Taxpayers built this.
Taxpayers built this.

I wish reasonable people, regardless of their ideology or partisan affiliations, could agree that building a campaign around a misleading, out-of-context quote is just sad.

Republican organizers have announced "We Built It" as the theme for the second day of the party's national convention, hoping to capitalize on a controversial remark by President Obama about the role he feels government has in helping businesses succeed.

Reince Priebus, chairman of the Republican National Committee, said in a statement the convention proceedings on Aug. 28 "will honor the fact that it is the drive, determination and sacrifice of America's job creators and millions of hard-working American men and women who made the United States the exceptional nation it is."

Instead of pointing out, once again, that the president didn't say what he's accused of saying, let's consider a slightly different angle.

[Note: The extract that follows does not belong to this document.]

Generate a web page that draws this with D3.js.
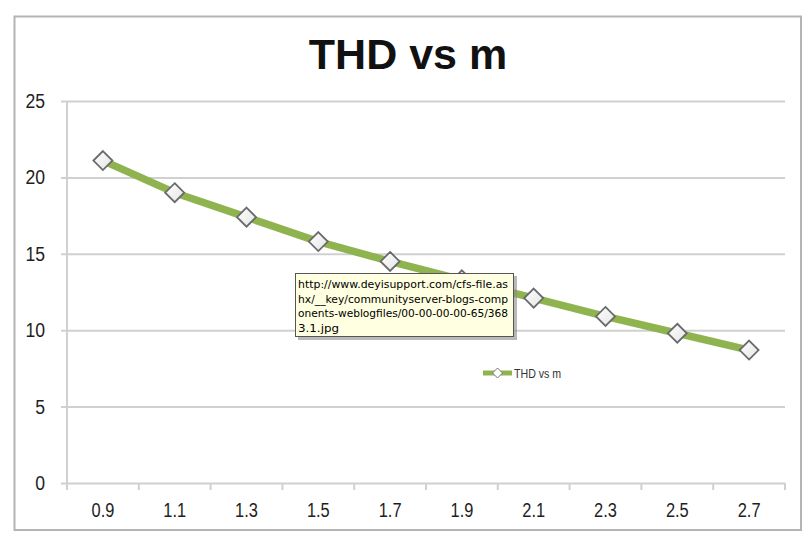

Republicans will celebrate "We Built It" at next week's convention at a lovely arena called the Tampa Bay Times Forum. Who built that? Well, as it turns out, the facility cost $139 million, 62% of which was financed by taxpayers. A Marquette University study (pdf) found that the facility "was financed by $66.8 million in revenue bonds from the stadium authority [and] $28.8 million in revenue bonds from the state," while private sources funded roughly a third of the costs.

In other words, Republicans hope to embarrass President Obama, who said public institutions and government investments help create a society in which the private sector thrives, and they'll prove their point by exclaiming "We Built It" in an arena largely financed by taxpayers.


Of course, the amusing aspect of this is that it's not the first screw-up along these lines.

When Team Romney first tried to exploit the out-of-context quote, assuming Americans aren't smart enough to know the difference, it rolled out a series of private businesses to prove that public institutions are irrelevant to entrepreneurs' success.

The problem? All of Romney's examples were businesses that thrived thanks to the support of public institutions and tax dollars. This happened over and over and over and over again, ultimately proving that the entire line of attack is self-defeating.